The ballroom at the Virginia Beach Resort and Conference Center will be filled with plenty of Madison’s former players and coworkers as well as friends and others whose lives have been touched by her, with her life-partner and balance-partner, Elly Appel, sitting front and center. There will also be a large contingent of Madison’s family. In fact, all of Michele’s family will be in attendance, with her mother, Ursula, her father and stepmother, Al and Geri, her three sisters, older-Petra, Patricia, and Christina, as well as two brothers-in-law, two nieces and a nephew filling the room.
“I think that’s it like 14 family members,” Madison said. “That they all want to come is exciting for me. They were all so busy with their own lives that I knew that they supported me in bits and pieces of the sport, but that they all said they were coming to this is amazing and touching. They were all really supportive of me growing up. They tolerated my sports even when I was never home to do the dishes. My sister, Petra, always cooked dinner and she always had to save it for me, but she did it.
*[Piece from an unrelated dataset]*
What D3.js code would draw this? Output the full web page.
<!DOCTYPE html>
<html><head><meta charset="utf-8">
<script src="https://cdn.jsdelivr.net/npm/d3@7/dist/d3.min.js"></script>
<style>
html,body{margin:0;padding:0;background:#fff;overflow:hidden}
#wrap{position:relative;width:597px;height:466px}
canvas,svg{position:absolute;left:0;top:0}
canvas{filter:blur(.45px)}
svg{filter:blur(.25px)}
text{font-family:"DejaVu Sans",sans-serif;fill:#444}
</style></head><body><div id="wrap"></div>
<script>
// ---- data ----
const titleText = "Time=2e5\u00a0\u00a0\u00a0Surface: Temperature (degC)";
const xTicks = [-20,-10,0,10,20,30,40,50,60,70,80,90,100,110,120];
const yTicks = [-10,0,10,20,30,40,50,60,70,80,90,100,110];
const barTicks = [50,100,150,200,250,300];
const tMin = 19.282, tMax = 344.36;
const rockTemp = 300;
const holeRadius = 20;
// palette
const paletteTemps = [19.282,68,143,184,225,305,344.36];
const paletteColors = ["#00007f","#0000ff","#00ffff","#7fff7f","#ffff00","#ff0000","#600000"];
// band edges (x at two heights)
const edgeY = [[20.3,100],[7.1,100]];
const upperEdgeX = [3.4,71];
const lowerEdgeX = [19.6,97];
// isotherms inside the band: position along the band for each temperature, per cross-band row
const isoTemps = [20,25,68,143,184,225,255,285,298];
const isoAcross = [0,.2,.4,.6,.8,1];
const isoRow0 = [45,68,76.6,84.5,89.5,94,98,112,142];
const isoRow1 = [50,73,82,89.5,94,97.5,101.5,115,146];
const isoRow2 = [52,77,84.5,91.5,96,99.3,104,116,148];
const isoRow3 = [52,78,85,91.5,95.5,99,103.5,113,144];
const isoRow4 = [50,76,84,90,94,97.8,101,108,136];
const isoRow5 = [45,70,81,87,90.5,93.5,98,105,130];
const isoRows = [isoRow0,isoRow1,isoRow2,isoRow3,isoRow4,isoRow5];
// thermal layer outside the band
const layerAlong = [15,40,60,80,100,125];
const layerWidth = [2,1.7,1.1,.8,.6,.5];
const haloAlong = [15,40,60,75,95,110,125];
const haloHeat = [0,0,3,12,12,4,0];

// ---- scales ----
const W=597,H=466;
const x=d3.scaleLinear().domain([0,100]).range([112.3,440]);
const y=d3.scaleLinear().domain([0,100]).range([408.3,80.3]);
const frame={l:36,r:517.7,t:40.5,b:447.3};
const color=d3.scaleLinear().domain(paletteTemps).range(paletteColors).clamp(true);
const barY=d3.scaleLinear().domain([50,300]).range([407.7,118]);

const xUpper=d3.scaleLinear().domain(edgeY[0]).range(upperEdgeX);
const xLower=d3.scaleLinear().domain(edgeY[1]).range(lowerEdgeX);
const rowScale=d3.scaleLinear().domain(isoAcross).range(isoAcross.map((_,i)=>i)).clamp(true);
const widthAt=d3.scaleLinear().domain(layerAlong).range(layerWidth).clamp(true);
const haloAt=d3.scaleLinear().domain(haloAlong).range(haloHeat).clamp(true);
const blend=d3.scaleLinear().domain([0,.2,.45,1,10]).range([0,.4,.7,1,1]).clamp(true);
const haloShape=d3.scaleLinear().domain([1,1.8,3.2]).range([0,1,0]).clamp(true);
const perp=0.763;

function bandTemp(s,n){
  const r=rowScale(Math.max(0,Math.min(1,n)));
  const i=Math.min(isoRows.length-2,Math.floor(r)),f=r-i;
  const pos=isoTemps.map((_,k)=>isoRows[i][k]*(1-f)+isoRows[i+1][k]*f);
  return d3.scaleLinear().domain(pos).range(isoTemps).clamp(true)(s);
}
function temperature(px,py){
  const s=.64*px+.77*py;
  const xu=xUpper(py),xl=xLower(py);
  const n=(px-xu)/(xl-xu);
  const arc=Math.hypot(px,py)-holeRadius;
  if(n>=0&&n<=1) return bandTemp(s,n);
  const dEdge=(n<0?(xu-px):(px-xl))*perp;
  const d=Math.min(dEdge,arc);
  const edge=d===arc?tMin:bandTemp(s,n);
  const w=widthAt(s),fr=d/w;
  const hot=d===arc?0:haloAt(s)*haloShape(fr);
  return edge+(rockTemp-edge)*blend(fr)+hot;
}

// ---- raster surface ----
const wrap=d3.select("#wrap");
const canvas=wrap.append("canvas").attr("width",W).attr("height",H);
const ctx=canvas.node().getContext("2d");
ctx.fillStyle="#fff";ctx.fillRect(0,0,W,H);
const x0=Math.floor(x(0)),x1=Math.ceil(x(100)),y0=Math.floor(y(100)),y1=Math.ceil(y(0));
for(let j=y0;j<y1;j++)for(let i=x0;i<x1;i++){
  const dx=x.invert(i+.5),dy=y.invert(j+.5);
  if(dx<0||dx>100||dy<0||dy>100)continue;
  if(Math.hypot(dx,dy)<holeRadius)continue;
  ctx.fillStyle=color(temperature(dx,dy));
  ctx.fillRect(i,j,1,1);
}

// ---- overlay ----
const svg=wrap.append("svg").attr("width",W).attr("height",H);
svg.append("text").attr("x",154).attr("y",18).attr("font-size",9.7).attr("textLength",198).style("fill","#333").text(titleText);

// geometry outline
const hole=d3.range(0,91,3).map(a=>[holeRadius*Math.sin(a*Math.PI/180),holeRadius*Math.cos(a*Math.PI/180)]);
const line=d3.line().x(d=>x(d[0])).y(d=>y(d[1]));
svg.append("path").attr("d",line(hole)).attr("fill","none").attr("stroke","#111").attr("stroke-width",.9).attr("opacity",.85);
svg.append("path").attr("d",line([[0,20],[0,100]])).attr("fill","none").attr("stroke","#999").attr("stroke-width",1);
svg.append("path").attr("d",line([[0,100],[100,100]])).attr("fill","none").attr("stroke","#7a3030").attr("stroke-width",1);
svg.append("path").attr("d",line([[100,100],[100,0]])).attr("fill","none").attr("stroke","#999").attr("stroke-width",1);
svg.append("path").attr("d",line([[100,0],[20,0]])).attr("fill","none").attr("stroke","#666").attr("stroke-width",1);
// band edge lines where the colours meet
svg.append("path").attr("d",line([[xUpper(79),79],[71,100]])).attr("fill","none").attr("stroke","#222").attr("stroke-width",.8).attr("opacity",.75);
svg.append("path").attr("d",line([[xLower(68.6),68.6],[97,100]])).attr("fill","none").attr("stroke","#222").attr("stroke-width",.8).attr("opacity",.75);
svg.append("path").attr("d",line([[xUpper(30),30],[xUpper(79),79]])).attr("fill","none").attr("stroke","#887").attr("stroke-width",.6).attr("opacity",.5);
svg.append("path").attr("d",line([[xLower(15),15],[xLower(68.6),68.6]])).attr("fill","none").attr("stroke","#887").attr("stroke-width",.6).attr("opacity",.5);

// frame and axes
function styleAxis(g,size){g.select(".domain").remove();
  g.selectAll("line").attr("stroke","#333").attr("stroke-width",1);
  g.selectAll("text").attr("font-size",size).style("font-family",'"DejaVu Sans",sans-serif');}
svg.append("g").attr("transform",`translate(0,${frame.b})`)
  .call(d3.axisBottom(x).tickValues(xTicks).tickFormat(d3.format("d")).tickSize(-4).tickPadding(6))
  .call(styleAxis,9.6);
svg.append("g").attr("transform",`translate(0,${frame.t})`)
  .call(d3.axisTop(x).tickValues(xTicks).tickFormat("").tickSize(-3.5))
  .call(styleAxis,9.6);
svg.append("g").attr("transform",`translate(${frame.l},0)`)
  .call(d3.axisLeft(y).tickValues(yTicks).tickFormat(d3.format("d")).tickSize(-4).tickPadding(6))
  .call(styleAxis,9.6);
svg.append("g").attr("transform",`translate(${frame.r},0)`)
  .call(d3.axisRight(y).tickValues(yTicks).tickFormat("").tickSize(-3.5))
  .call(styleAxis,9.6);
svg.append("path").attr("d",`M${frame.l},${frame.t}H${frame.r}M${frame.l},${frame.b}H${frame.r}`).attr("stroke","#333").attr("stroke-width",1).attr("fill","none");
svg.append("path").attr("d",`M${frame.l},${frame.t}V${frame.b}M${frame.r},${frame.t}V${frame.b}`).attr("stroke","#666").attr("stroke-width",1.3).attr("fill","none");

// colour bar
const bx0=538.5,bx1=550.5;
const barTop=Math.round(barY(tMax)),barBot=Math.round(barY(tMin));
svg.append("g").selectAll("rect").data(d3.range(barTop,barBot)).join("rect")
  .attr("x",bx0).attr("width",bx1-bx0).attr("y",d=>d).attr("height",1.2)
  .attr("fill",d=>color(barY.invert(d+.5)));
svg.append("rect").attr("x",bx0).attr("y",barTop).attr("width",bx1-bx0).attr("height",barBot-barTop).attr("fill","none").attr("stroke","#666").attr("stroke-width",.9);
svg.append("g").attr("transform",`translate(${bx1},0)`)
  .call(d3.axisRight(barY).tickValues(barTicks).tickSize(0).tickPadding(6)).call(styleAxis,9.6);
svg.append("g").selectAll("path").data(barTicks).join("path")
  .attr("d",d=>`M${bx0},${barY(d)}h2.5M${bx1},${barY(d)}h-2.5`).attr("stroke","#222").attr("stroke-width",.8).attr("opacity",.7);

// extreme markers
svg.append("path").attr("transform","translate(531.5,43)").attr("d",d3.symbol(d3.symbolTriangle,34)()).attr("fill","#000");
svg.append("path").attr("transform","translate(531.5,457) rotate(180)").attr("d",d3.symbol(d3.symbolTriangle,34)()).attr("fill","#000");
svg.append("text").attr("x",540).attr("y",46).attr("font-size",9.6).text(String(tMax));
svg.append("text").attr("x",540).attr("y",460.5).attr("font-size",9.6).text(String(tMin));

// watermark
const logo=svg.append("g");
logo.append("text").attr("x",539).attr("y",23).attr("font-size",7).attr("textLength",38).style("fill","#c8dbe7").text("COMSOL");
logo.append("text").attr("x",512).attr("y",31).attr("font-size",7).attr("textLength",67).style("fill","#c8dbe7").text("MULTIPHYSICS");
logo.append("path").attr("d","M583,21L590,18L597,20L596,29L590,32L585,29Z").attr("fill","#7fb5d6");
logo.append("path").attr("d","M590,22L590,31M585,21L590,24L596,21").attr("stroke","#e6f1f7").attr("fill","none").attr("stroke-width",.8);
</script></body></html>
They all supported me in different ways.”
Her father, who worked for the Central Intelligence Agency and the IRS when Madison was young, was a tough, hard-love parent who traveled often for work, but he was still a dominant influence in the life of his daughter.
“My dad always said, `Madisons can do anything.’ Someone just asked me, `Where did you get our confidence from?’ That’s where. I was taught that when you are a Madison, you can accomplish whatever you want. That was just what I heard everyday.”
It is what she heard every day, believed every day and lived every day on her path to the Hall of Fame.